Let’s get this party started!
‘It’s the season to be jolly’, but have we forgotten the reason to celebrate?
This year is the last time the Girard Annual Christmas Open House will be held at my flat. It’s been a seven-year tradition: inviting everyone from church, work, school and university to see how many people can possibly fit into a 12×7 foot space.
The record is 29 at the same time and I did wonder if the floor would hold firm! It’s a little bit of giving and gospel, mixing it up between friends of all beliefs or none, giving food and extending invitations to the forthcoming Christmas carol service. The younger ones make things for the older, single people at church.
And it’s an opportunity to get people into contact with those in the community who they would rarely meet; bringing older Christians into contact with young, atheist neighbours, over hot honey-mustard sausages and a cat (reluctantly) dressed up as Santa Paws.
All change
But, come 2013, nearly everything changes. The cat bolted out of the window last year in his suit and returned much later, hat-free. And next year I will be in my first marital home that, Lord willing, will be big enough to have a few more people in at the same time.
What will remain the same is that pre-party excitement: cleaning and clearing, putting up the tree and getting the food ready for the hungry hordes.
I prepare for days ahead. What games and prizes for the children? What crafts to get younger ones to make for older folk? What colour scheme will my creaking tree sport this time round (white, I think)?
Despite the small size of the room, the effort of preparation will be enormous and, as usual, I will pray that everyone has a good time.
All that preparation, all the provision, all the hustle and bustle of the party — and then, in a few hours, it is over — just a few black sacks full of odds and ends of pizza and cake. For the sake of a few hours’ festivities and fun, there have been hours of planning and afterwards a lot of clearing up.
It may seem that it’s not worth all the time and effort just for an evening and yet I do it every year. And I’m not the only one. Across this land, people are planning and preparing for their own Christmas parties.
Seventy million people in this nation will have the day off and most will be honouring tradition: a big roast meal, exchanging presents, spending time with their families and friends and watching television.
For many of these, a carol service is also a tradition and something to prepare for, whether dressing children in tinsel haloes or making hot fruit punch or singing old-time favourites.
Real meaning
But whether it’s the party, the carol service or the family meal, there’s always that empty feeling afterwards: clearing up, loneliness as people leave, a sense of anticlimax.
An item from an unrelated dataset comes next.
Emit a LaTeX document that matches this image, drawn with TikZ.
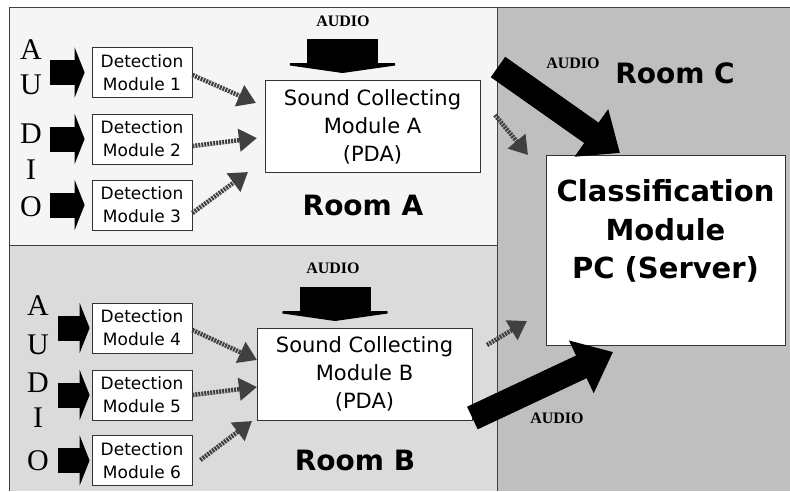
\documentclass[tikz,border=0pt]{standalone}
\usepackage{fontspec}
\setmainfont{DejaVu Sans}
\newfontfamily\audiofont{Liberation Serif}
\usetikzlibrary{arrows.meta}

\begin{document}
\begin{tikzpicture}[x=1pt, y=-1pt,
    module/.style={draw=black!80, fill=white, line width=0.8pt, align=center,
      inner sep=0pt, minimum width=100pt, minimum height=50pt,
      font=\fontsize{17}{23}\selectfont},
    collector/.style={module, minimum width=215pt, minimum height=92pt,
      font=\fontsize{21}{28}\selectfont},
    roomlabel/.style={font=\fontsize{28}{32}\selectfont\bfseries},
    audiolabel/.style={font=\audiofont\fontsize{16}{18}\selectfont\bfseries},
    bigletter/.style={font=\audiofont\fontsize{30}{32}\selectfont},
    inarrow/.style={line width=25pt, -{Triangle[length=10pt, width=50pt]}},
    downarrow/.style={line width=71pt, -{Triangle[length=10pt, width=140pt]}},
    fatarrow/.style={line width=25pt, -{Triangle[length=35pt, width=56pt]}},
    dotarrow/.style={line width=4.5pt, black!75, dash pattern=on 2pt off 1pt,
      -{Triangle[length=18pt, width=22pt]}}
  ]

    \useasboundingbox (0,0) rectangle (790,491);

    % Rooms
    \fill[black!4] (9,7) rectangle (497,245);
    \fill[black!14] (9,245) rectangle (497,491);
    \fill[black!25] (497,7) rectangle (790,491);
    \draw[black!75, line width=1pt] (9,491) -- (9,7) -- (790,7);
    \draw[black!75, line width=1pt] (9,245) -- (497,245);
    \draw[black!75, line width=1pt] (497,7) -- (497,491);

    % Vertical AUDIO letters
    \foreach \c/\y in {A/50, U/85, D/134, I/170, O/207}
      \node[bigletter] at (31,\y) {\c};
    \foreach \c/\y in {A/306, U/345, D/383, I/418, O/461}
      \node[bigletter] at (38,\y) {\c};

    % Detection modules, room A
    \foreach \i/\y in {1/72.5, 2/139, 3/205} {
      \node[module] (det\i) at (142,\y) {Detection\\Module \i};
      \coordinate (in\i) at (50,\y);
      \draw[inarrow] (in\i) -- ([xshift=-7pt]det\i.west);
    }

    % Detection modules, room B
    \foreach \i/\y in {4/328, 5/395, 6/460.5} {
      \node[module] (det\i) at (142,\y) {Detection\\Module \i};
      \coordinate (in\i) at (58,\y);
      \draw[inarrow] (in\i) -- ([xshift=-2pt]det\i.west);
    }

    % Sound collecting modules
    \node[collector] (scA) at (372.5,126.5) {Sound Collecting\\Module A\\(PDA)};
    \node[collector] (scB) at (364.5,374) {Sound Collecting\\Module B\\(PDA)};

    % Classification module
    \node[draw=black!80, fill=white, line width=0.8pt, minimum width=239pt,
      minimum height=190pt] (cls) at (665.5,250) {};
    \node[align=center, font=\fontsize{29}{38.5}\selectfont\bfseries]
      (clstext) at (665.5,231) {Classification\\Module\\PC (Server)};

    % Room labels
    \node[roomlabel] (roomA) at (363,205) {Room A};
    \node[roomlabel] (roomB) at (355,460) {Room B};
    \node[roomlabel] (roomC) at (675,73) {Room C};

    % Audio into the collectors
    \node[audiolabel] (audA) at (343,21) {AUDIO};
    \coordinate (topA) at (342.5,39);
    \coordinate (tipA) at (342.5,73);
    \draw[downarrow] (topA) -- (tipA);

    \node[audiolabel] (audB) at (333,268) {AUDIO};
    \coordinate (topB) at (335,287);
    \coordinate (tipB) at (335,321);
    \draw[downarrow] (topB) -- (tipB);

    % Detection to collector
    \draw[dotarrow] (det1.east |- 0,75) -- (256,103);
    \draw[dotarrow] (det2.east |- 0,146) -- (257,138);
    \draw[dotarrow] (det3.east |- 0,213) -- (248,172);
    \draw[dotarrow] (det4.east |- 0,330) -- (257,360);
    \draw[dotarrow] (det5.east |- 0,395) -- (257,387);
    \draw[dotarrow] ([xshift=8pt]det6.east |- 0,460) -- (252,421);

    % Collectors to classification
    \coordinate (outA) at (495,115);
    \coordinate (inA) at (528,155);
    \draw[dotarrow] (outA) -- (inA);
    \coordinate (outB) at (487,345);
    \coordinate (inB) at (527,321);
    \draw[dotarrow] (outB) -- (inB);

    % Audio into the classification module
    \node[audiolabel] (audC) at (573,63) {AUDIO};
    \coordinate (srcC) at (498,67);
    \coordinate (tipC) at (620,153);
    \draw[fatarrow] (srcC) -- (tipC);

    \node[audiolabel] (audD) at (557,418) {AUDIO};
    \coordinate (srcD) at (scB.east |- 0,418);
    \coordinate (tipD) at (613,352);
    \draw[fatarrow] (srcD) -- (tipD);

\end{tikzpicture}
\end{document}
I guess if sausages, singing and cats dressed as Santa are the be-all and the end-all of the holiday season, then it is just that — a holiday season, built up to a frenzy and gone in a flash.
But if you consider the real meaning of Christmas — God preparing the way for thousands of years for an event that would have a lasting impact for the ages to come, then Christmas takes on a different meaning.
God prepared the world, through his prophetic Word, for a Saviour to come, telling Adam and Eve that one born of woman would ‘crush the head’ of our soul’s enemy (Genesis 3:15). God told Isaiah there would be one whose suffering would be in our place (Isaiah 53), bearing the punishment himself for the sins that we have
committed.
And then, one clear night, God’s Son came as one of us; born as one of us, willing to die for us — the eternal, ageless God sent in a moment, walking among us for 33 years, and then restored to the splendour of heaven after the agony of the cross.
RSVP
Did Christmas stop the day after the angels sang and the shepherds adored? Did it last only until the death and resurrection of Christ? Throughout the ages, and even now, Christ is ‘interceding for us at the right hand of the Father’ (Romans 8:34) and has ‘gone to prepare a place for us’ (John 14:2).
God has spent eternity planning for the greatest event that this world shall ever see — the return of Jesus Christ for his people.
Christmas is just a foretaste of the heavenly joys that have been promised to all those who respond to God’s invitation. Amid all the preparation for your own festivities, will you spare a moment to consider the true meaning of Christmas — and RSVP to God’s call?